BOW VALLEY – With their binoculars set to the sky, trees and water, Bow Valley bird watchers count and identify all they see for the annual Christmas Bird Count.

The Banff-Canmore bird count, organized by the Bow Valley Naturalists, occurred Dec. 16 where more than 80 twitchers spotted around 2,200 individual birds across 44 species.

What was originally a Christmas bird hunt turned into a new holiday tradition on Christmas day in 1900 after an ornithologist and early member of the Audubon Society, Frank M. Chapman, proposed the idea of counting birds rather than hunting them.

“I fell in love with birds and birding at a very young age and Christmas Bird Counts are one of the easiest and best ways for the general public to get involved and take a look into the birding world,” said Ethan Denton, Christmas Bird Count organizer.

“I think my favourite part is probably just the community. It's an incredible opportunity to meet all sorts of new people and bond over a common interest and enjoy the outdoors at a time when a lot of people aren't getting outdoors as much.”

Heather Dempsey, long-time Christmas Bird Count organizer, said some of this year’s highlights from the group was two western grebes, two bald eagles and a northern goshawk. She also said having the potluck afterwards to share stories of day was a highlight for her.

“You celebrate any bird you see,” said Dempsey. “One lucky group even saw a wolf in the distance. So that was pretty nifty.”

To conduct the various counts across the Western Hemisphere, each count monitors a circle with a 24-kilometre area where bird watchers spread out tallying all they observe. In 2022, the Audubon Society reported there were 2,625 Christmas counts across Canada, the United States, Latin America, the Caribbean and Pacific Islands. The counts are made between Dec. 14 to Jan. 5.

“The Canmore count is a good one because it's been running for so long. So, we do have a good buildup of data,” said Denton. “Also, because we have a very unique habitat here. We're really lucky to be able to count in the mountains.”

In the Bow Valley the circle is centred on the Bow River below Mount Rundle and spans west of Vermilion Lakes and east into Canmore. Dempsey organizes the Banff side and Denton organizes the Canmore area.

“You just go along a trail or there's some areas that are more remote so you are bushwhacking through the bushes going down to, say, the Bow River or something, and even in our towns we walked the streets through the alleys looking for habitat where you might find birds,” said Dempsey.

Along with exploring trails and water bodies, people may also count birds with the aid of feeders, but a federal legislation introduced in 2020 prohibited birdfeeders in Banff National Park, so they stick to counting birds by surveying the park on foot. In Canmore, bird feeders are allowed between Dec. 10 to March 31.

“We just said in Banff we will not have people who are stationed looking at their feeders all day like we have [before] because that's encouraging feeding wildlife,” said Dempsey. 

Last year in the valley, 82 bird watchers observed 2,090 individual birds across 44 different species. Since the count began in the Bow Valley in 1975, more than 132,000 individual birds have been recorded.
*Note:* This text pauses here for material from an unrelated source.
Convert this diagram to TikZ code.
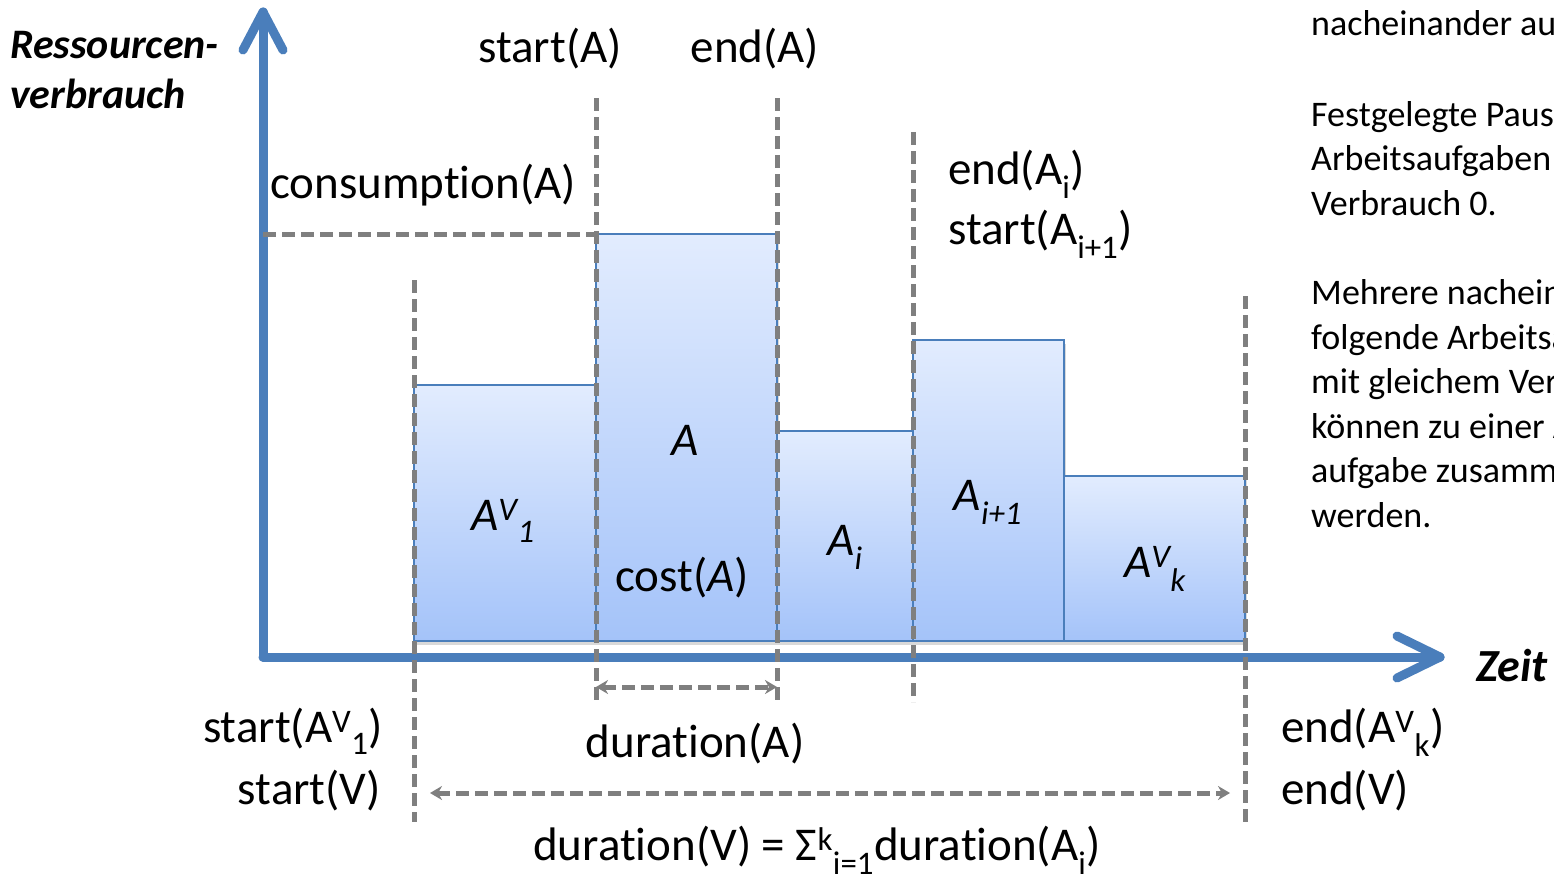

“What I found over the years, no matter what I see is that it’s just a great day to be out there tuning into what's around you because you see not only birds or not birds, you may not be lucky, but you'll see signs of other wildlife,” said Dempsey.

Audubon Society reported in 2022 there were 40,298,635 individual birds tallied from the Arctic to South America.

The Christmas Bird Count is the longest-running citizen science project in North America and its data is used for population trends and research of various means as the database is public on www.birdscanada.org and www.audubon.org.

“Why it's become important is because this is the longest and probably the most full recording of wildlife information that we have, at least in North America… the coverage is quite amazing. And the fact that it's all citizen science driven. It's all volunteers that do this,” said Dempsey.

The Bow Valley Naturalists will be hosting the next count Dec. 14, 2024.